** EXERCISE **
Write out the entries below exactly, starting at the first line and stopping after the line that contains "const depth = [8, 28.6, 43.4, 77.6, 93.3, 105.5, 123.3];"; skip all pictures.

(Records with drawing code)
begin
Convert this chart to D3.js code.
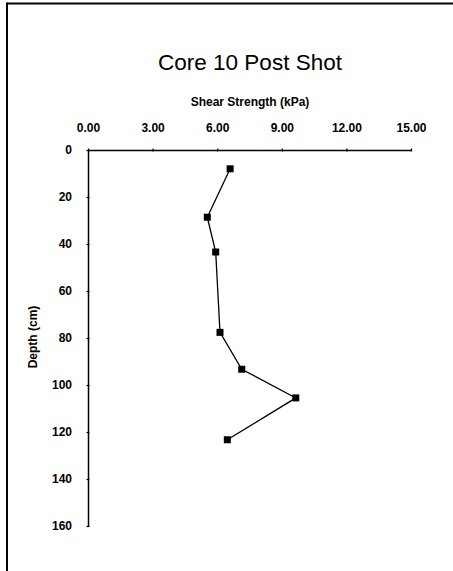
<!DOCTYPE html>
<html><head><meta charset="utf-8">
<script src="https://cdn.jsdelivr.net/npm/d3@7"></script>
<style>body{margin:0;background:#fff}svg{display:block}</style>
</head><body>
<script>
const title = "Core 10 Post Shot";
const xTitle = "Shear Strength (kPa)";
const yTitle = "Depth (cm)";
const xTicks = [0, 3, 6, 9, 12, 15];
const yTicks = [0, 20, 40, 60, 80, 100, 120, 140, 160];
const shear = [6.6, 5.54, 5.93, 6.13, 7.14, 9.65, 6.47];
const depth = [8, 28.6, 43.4, 77.6, 93.3, 105.5, 123.3];

const W = 453, H = 571;
const svg = d3.select("body").append("svg").attr("width", W).attr("height", H);
const font = "Arial, 'Liberation Sans', sans-serif";

// frame (top and left)
svg.append("line").attr("x1", 7).attr("x2", W).attr("y1", 3.5).attr("y2", 3.5).attr("stroke", "#000").attr("stroke-width", 2);
svg.append("line").attr("x1", 7).attr("x2", 7).attr("y1", 2.5).attr("y2", H).attr("stroke", "#000").attr("stroke-width", 2);

const x = d3.scaleLinear().domain([0, 15]).range([88, 411]);
const y = d3.scaleLinear().domain([0, 160]).range([150, 526]);

svg.append("text").attr("x", 250).attr("y", 70).attr("text-anchor", "middle")
  .attr("font-family", font).attr("font-size", 22.5).text(title);
svg.append("text").attr("x", 250).attr("y", 106).attr("text-anchor", "middle")
  .attr("font-family", font).attr("font-size", 12).attr("font-weight", "bold").text(xTitle);

const xa = svg.append("g").attr("transform", "translate(0,150)")
  .call(d3.axisTop(x).tickValues(xTicks).tickFormat(d3.format(".2f")).tickSize(3).tickSizeOuter(0).tickPadding(15));
const ya = svg.append("g").attr("transform", "translate(88,0)")
  .call(d3.axisLeft(y).tickValues(yTicks).tickSize(3).tickSizeOuter(0).tickPadding(13));
[xa, ya].forEach(a => {
  a.select(".domain").attr("stroke", "#000").attr("stroke-width", 1.5);
  a.selectAll(".tick line").attr("stroke", "#000").attr("stroke-width", 1.2);
  a.selectAll("text").attr("font-family", font).attr("font-size", 12).attr("font-weight", "bold").attr("fill", "#000");
});
xa.selectAll(".tick line").attr("y1", 1.5).attr("y2", -1.5);
ya.selectAll(".tick line").attr("x1", 1.5).attr("x2", -1.5);

svg.append("text").attr("transform", "translate(37,337) rotate(-90)").attr("text-anchor", "middle")
  .attr("font-family", font).attr("font-size", 12).attr("font-weight", "bold").text(yTitle);

const pts = shear.map((s, i) => [s, depth[i]]);
svg.append("path").datum(pts)
  .attr("d", d3.line().x(d => x(d[0])).y(d => y(d[1])))
  .attr("fill", "none").attr("stroke", "#000").attr("stroke-width", 1.3);
svg.selectAll("rect.pt").data(pts).enter().append("rect").attr("class", "pt")
  .attr("x", d => x(d[0]) - 3.5).attr("y", d => y(d[1]) - 3.5)
  .attr("width", 7).attr("height", 7).attr("fill", "#000");
</script>
</body></html>
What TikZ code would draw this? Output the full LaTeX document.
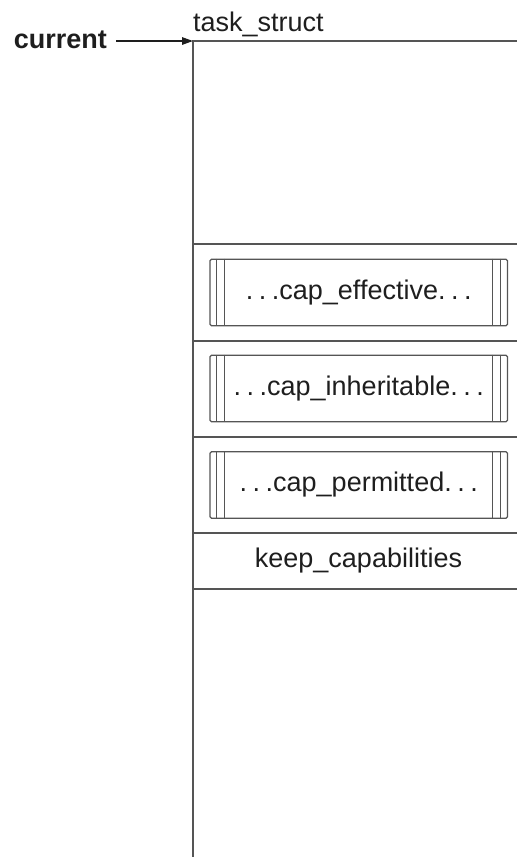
\documentclass[tikz,border=0pt]{standalone}
\usepackage{fontspec}
\setmainfont{Liberation Sans}
\usetikzlibrary{arrows.meta}
\definecolor{ink}{HTML}{1E1E1E}
\definecolor{rule}{HTML}{555555}
\newcommand{\dotsep}{.\kern5.5pt.\kern5.5pt.}
\begin{document}
\begin{tikzpicture}[x=1pt,y=-1pt,
  label text/.style={inner sep=0pt, text=ink, font=\fontsize{27}{32}\selectfont},
  frame/.style={draw=rule, line width=2pt},
  field/.style={inner sep=0pt, minimum width=324pt, minimum height=56pt, label text},
  capbox/.style={draw=rule, line width=1.3pt, rounded corners=1.5pt,
    minimum width=297.5pt, minimum height=66.5pt, inner sep=0pt, label text},
  bar/.style={draw=rule, line width=1.2pt},
  pointer/.style={draw=ink, line width=1.4pt, -{Triangle[length=11pt,width=7.5pt]}}]
\useasboundingbox (0,0) rectangle (517,857);

% labels outside the structure
\node[label text, font=\fontsize{27}{32}\selectfont\bfseries, anchor=base east] (cur) at (107,48) {current};
\node[label text, anchor=base west] (name) at (193,31.5) {task\_struct};
\coordinate (tl) at (193,41);
\coordinate (tr) at (517,41);
\coordinate (bl) at (193,857);

% outline of the structure, open to the right and bottom
\draw[frame] (bl) -- (tl) -- (tr);
\foreach \y in {244,341,437,533,589}
  \draw[frame] (193,\y) -- (517,\y);

% pointer into the structure
\draw[pointer] ([xshift=9pt]cur.east |- tl) -- (tl);

% capability sets
\node[capbox] (eff) at (358.75,292.5) {\dotsep cap\_effective\dotsep};
\node[capbox] (inh) at (358.75,388.5) {\dotsep cap\_inheritable\dotsep};
\node[capbox] (per) at (358.75,485) {\dotsep cap\_permitted\dotsep};

\foreach \b in {eff,inh,per} {
  \draw[bar] ([xshift=7.5pt]\b.north west) -- ([xshift=7.5pt]\b.south west);
  \draw[bar] ([xshift=15pt]\b.north west) -- ([xshift=15pt]\b.south west);
  \draw[bar] ([xshift=-7.5pt]\b.north east) -- ([xshift=-7.5pt]\b.south east);
  \draw[bar] ([xshift=-15.5pt]\b.north east) -- ([xshift=-15.5pt]\b.south east);
}

% flag field
\node[field] (keep) at (358.5,561) {keep\_capabilities};
\end{tikzpicture}
\end{document}
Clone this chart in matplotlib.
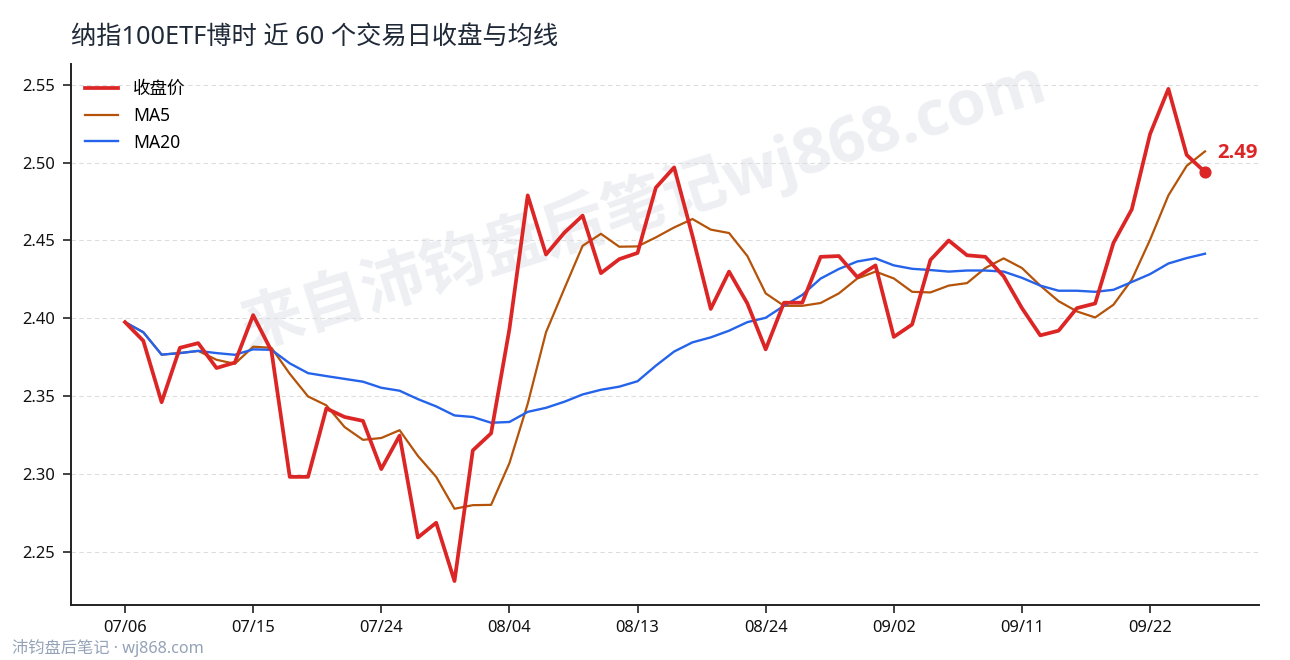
import matplotlib
matplotlib.use("Agg")
import matplotlib.pyplot as plt

FONT = ['Noto Sans', 'Noto Sans CJK SC', 'DejaVu Sans']
BOLD_FONT = ['Open Sans', 'Noto Sans CJK SC', 'DejaVu Sans']
plt.rcParams['font.family'] = FONT

title = "纳指100ETF博时 近 60 个交易日收盘与均线"
watermark = "来自沛钧盘后笔记wj868.com"
footer = "沛钧盘后笔记 · wj868.com"

dates = ["07/06","07/07","07/08","07/09","07/10","07/13","07/14","07/15","07/16","07/17",
         "07/20","07/21","07/22","07/23","07/24","07/27","07/28","07/29","07/30","07/31",
         "08/03","08/04","08/05","08/06","08/07","08/10","08/11","08/12","08/13","08/14",
         "08/17","08/18","08/19","08/20","08/21","08/24","08/25","08/26","08/27","08/28",
         "08/31","09/01","09/02","09/03","09/04","09/07","09/08","09/09","09/10","09/11",
         "09/14","09/15","09/16","09/17","09/18","09/21","09/22","09/23","09/24","09/25"]

close = [2.3975,2.3855,2.346,2.381,2.384,2.368,2.3715,2.402,2.379,2.298,
         2.298,2.342,2.3365,2.334,2.303,2.3245,2.259,2.2685,2.231,2.315,
         2.326,2.393,2.479,2.441,2.455,2.466,2.429,2.438,2.442,2.484,
         2.497,2.453,2.406,2.430,2.4095,2.380,2.410,2.410,2.4395,2.440,
         2.4265,2.434,2.388,2.396,2.4375,2.450,2.4405,2.4395,2.427,2.4065,
         2.389,2.392,2.4065,2.4095,2.4485,2.470,2.5185,2.5475,2.505,2.494]

ma5 = [2.3975,2.391,2.3766,2.3776,2.379,2.3733,2.3707,2.3817,2.381,2.3643,
       2.3497,2.344,2.330,2.3218,2.323,2.328,2.3115,2.298,2.2775,2.2798,
       2.280,2.3068,2.345,2.391,2.419,2.4466,2.4543,2.446,2.4462,2.452,
       2.4584,2.4638,2.457,2.4548,2.440,2.416,2.408,2.408,2.4098,2.416,
       2.4255,2.430,2.4256,2.417,2.4166,2.421,2.4226,2.4323,2.4385,2.4323,
       2.421,2.411,2.4044,2.4005,2.4087,2.4248,2.4505,2.479,2.498,2.5073]

ma20 = [2.3975,2.391,2.3766,2.3776,2.379,2.3776,2.3765,2.380,2.3797,2.371,
        2.3647,2.3628,2.361,2.3592,2.3553,2.3534,2.348,2.3433,2.3375,2.3365,
        2.3328,2.3333,2.3398,2.3424,2.3463,2.351,2.354,2.356,2.3595,2.3695,
        2.3786,2.3845,2.3877,2.392,2.3975,2.4003,2.408,2.415,2.4255,2.4317,
        2.4365,2.4385,2.434,2.4318,2.431,2.430,2.4307,2.4307,2.430,2.426,
        2.421,2.4177,2.4177,2.417,2.4183,2.4233,2.4284,2.4352,2.4387,2.4415]

y_ticks = [2.25, 2.30, 2.35, 2.40, 2.45, 2.50, 2.55]
tick_step = 7
last_label = "2.49"

W, H = 1290, 660
fig = plt.figure(figsize=(W/100, H/100), dpi=100, facecolor="white")
ax = fig.add_axes([71/W, 1-605/H, (1259-71)/W, (605-64)/H])
ax.patch.set_alpha(0)

xs = list(range(len(dates)))
ax.plot(xs, close, color="#dc2626", lw=2.7, label="收盘价", zorder=3)
ax.plot(xs, ma5, color="#b45309", lw=1.6, label="MA5", zorder=2)
ax.plot(xs, ma20, color="#2563eb", lw=1.7, label="MA20", zorder=2)
ax.scatter([xs[-1]], [close[-1]], s=60, color="#dc2626", zorder=4)
ax.annotate(last_label, (xs[-1], close[-1]), xytext=(9, 14), textcoords="offset points",
            color="#dc2626", fontsize=14.6, fontweight="bold", family=BOLD_FONT, va="center", ha="left",
            annotation_clip=False, zorder=5)

ax.set_xlim(-2.95, 61.95)
ax.set_ylim(2.2156, 2.5635)
ax.set_yticks(y_ticks)
ax.set_yticklabels([f"{v:.2f}" for v in y_ticks])
ax.set_xticks(xs[::tick_step])
ax.set_xticklabels(dates[::tick_step])
ax.tick_params(axis="both", labelsize=11.9, length=5.5, width=1.2, color="#222222", labelcolor="#111111")
ax.tick_params(axis="y", pad=6)
ax.tick_params(axis="x", pad=5)
ax.grid(axis="y", color="#dddddd", lw=0.8, ls=(0, (4, 3)), zorder=0)
ax.set_axisbelow(True)
for s in ("top", "right"):
    ax.spines[s].set_visible(False)
for s in ("left", "bottom"):
    ax.spines[s].set_linewidth(1.4)
    ax.spines[s].set_color("#222222")

leg = ax.legend(loc="upper left", bbox_to_anchor=(0.0, 1 - 2/541), frameon=False, fontsize=12.6,
                handlelength=1.9, handletextpad=0.85, labelspacing=0.5, borderpad=0.4, borderaxespad=0.4)

fig.text(71/W, 1-37/H, title, fontsize=18.2, color="#1f2937", va="center", ha="left")
fig.text(643/W, 1-205/H, watermark, fontsize=45.5, color="#dfe2ea", alpha=0.55, rotation=17.3,
         ha="center", va="center", fontweight="bold", family=BOLD_FONT, zorder=-1)
fig.text(12/W, 1-648/H, footer, fontsize=11.7, color="#94a3b8", va="center", ha="left")

fig.savefig("out.png", dpi=100, facecolor="white")
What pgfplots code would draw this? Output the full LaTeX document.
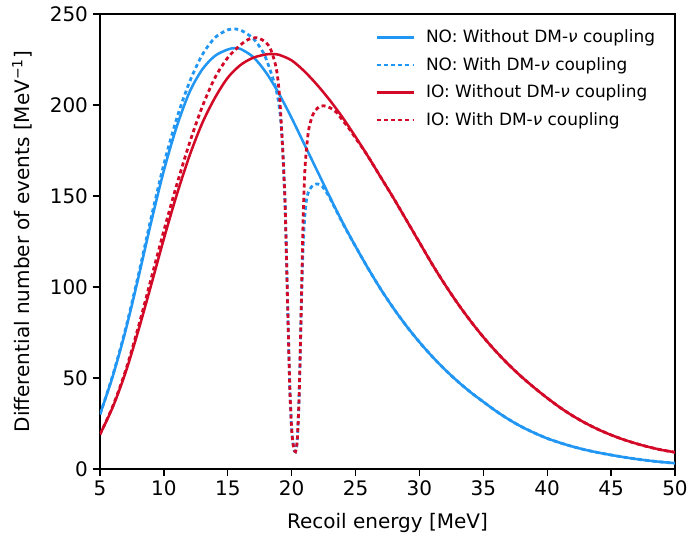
end
** RESULT OF THIS TASK **
Convert this chart to D3.js code.
<!DOCTYPE html>
<html><head><meta charset="utf-8">
<script src="https://cdn.jsdelivr.net/npm/d3@7"></script>
<style>body{margin:0;background:#fff}svg{display:block}</style>
</head><body>
<script>
const title = "Core 10 Post Shot";
const xTitle = "Shear Strength (kPa)";
const yTitle = "Depth (cm)";
const xTicks = [0, 3, 6, 9, 12, 15];
const yTicks = [0, 20, 40, 60, 80, 100, 120, 140, 160];
const shear = [6.6, 5.54, 5.93, 6.13, 7.14, 9.65, 6.47];
const depth = [8, 28.6, 43.4, 77.6, 93.3, 105.5, 123.3];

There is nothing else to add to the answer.